— GIVEN RECORDS —
** start **

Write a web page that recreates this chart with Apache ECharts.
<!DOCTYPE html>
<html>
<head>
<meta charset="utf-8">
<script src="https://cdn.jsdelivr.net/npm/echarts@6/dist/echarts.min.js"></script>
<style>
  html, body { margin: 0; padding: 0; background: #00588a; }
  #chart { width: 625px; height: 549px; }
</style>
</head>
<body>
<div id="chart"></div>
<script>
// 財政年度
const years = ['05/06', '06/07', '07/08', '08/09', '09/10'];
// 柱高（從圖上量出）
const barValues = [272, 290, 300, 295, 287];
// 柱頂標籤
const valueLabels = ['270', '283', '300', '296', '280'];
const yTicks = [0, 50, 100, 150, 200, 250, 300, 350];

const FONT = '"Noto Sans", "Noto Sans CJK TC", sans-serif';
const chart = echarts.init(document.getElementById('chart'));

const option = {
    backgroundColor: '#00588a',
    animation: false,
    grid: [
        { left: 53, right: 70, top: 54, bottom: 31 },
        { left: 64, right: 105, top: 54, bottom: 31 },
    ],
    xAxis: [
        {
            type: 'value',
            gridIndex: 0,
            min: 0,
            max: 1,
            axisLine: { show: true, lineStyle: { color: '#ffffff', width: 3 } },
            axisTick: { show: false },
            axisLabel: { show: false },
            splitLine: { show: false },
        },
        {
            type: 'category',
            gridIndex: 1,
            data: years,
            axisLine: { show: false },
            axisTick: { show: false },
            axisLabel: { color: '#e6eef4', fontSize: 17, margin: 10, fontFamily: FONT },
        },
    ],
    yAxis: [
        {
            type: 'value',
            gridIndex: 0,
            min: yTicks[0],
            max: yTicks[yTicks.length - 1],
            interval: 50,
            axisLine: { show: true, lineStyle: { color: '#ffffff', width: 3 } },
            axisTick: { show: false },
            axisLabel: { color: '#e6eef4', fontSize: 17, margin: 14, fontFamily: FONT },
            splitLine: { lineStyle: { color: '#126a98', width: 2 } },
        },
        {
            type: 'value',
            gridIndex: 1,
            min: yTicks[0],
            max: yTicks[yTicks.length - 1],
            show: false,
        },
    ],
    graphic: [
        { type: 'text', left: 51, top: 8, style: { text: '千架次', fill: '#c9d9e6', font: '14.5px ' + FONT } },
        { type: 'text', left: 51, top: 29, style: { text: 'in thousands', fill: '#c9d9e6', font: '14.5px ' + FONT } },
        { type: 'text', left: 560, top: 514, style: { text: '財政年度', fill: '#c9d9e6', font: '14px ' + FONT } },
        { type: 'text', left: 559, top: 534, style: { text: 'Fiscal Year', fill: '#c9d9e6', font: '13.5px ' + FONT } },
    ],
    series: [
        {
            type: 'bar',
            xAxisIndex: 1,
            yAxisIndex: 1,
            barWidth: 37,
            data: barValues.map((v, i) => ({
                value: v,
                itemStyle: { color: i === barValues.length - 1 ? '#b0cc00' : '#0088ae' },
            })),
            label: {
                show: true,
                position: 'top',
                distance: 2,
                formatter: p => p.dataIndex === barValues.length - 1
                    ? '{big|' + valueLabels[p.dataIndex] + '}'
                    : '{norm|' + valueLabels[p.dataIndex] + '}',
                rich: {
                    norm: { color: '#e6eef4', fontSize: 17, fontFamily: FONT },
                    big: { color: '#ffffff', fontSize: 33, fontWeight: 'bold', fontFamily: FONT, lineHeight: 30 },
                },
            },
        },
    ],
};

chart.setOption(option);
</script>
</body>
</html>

** end **
** start **

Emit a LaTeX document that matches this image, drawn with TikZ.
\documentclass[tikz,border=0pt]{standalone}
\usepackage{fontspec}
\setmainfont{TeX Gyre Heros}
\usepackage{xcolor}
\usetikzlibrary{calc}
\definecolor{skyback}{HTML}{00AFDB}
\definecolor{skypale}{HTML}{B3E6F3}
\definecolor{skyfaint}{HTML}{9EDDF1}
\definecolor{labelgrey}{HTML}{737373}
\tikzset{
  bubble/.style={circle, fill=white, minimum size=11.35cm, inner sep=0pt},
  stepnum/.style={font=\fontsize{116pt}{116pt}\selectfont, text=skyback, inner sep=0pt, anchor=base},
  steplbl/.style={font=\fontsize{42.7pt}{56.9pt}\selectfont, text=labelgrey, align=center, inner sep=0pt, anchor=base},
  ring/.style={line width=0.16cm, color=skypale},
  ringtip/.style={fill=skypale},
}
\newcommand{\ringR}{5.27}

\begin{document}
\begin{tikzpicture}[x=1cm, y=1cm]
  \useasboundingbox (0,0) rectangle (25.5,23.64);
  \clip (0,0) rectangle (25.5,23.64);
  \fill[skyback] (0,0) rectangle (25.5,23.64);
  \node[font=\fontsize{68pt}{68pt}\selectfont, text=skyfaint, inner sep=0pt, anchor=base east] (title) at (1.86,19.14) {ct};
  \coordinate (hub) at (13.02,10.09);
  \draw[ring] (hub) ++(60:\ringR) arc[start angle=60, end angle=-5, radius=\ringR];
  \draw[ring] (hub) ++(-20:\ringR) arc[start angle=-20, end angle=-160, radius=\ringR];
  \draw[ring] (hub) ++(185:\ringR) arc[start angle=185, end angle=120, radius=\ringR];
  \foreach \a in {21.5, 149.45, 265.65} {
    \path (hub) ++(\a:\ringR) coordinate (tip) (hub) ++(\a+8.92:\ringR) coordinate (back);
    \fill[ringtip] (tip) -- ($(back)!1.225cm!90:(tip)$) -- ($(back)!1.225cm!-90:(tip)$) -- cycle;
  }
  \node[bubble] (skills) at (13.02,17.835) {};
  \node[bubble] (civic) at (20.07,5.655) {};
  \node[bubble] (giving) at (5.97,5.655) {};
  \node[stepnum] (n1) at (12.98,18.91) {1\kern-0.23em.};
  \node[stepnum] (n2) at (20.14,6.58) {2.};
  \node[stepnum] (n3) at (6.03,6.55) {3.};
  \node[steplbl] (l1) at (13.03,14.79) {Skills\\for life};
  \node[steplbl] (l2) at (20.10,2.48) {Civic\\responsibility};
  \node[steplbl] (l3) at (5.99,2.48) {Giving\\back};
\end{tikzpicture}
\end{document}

** end **

— SET TASK —
Within the listing above, give again exactly every line from the line with "Write a web" through the line with "const chart = echarts.init(document.getElementById('chart'));", both included, and no other line.

— WORKED ANSWER —
Write a web page that recreates this chart with Apache ECharts.
<!DOCTYPE html>
<html>
<head>
<meta charset="utf-8">
<script src="https://cdn.jsdelivr.net/npm/echarts@6/dist/echarts.min.js"></script>
<style>
  html, body { margin: 0; padding: 0; background: #00588a; }
  #chart { width: 625px; height: 549px; }
</style>
</head>
<body>
<div id="chart"></div>
<script>
// 財政年度
const years = ['05/06', '06/07', '07/08', '08/09', '09/10'];
// 柱高（從圖上量出）
const barValues = [272, 290, 300, 295, 287];
// 柱頂標籤
const valueLabels = ['270', '283', '300', '296', '280'];
const yTicks = [0, 50, 100, 150, 200, 250, 300, 350];

const FONT = '"Noto Sans", "Noto Sans CJK TC", sans-serif';
const chart = echarts.init(document.getElementById('chart'));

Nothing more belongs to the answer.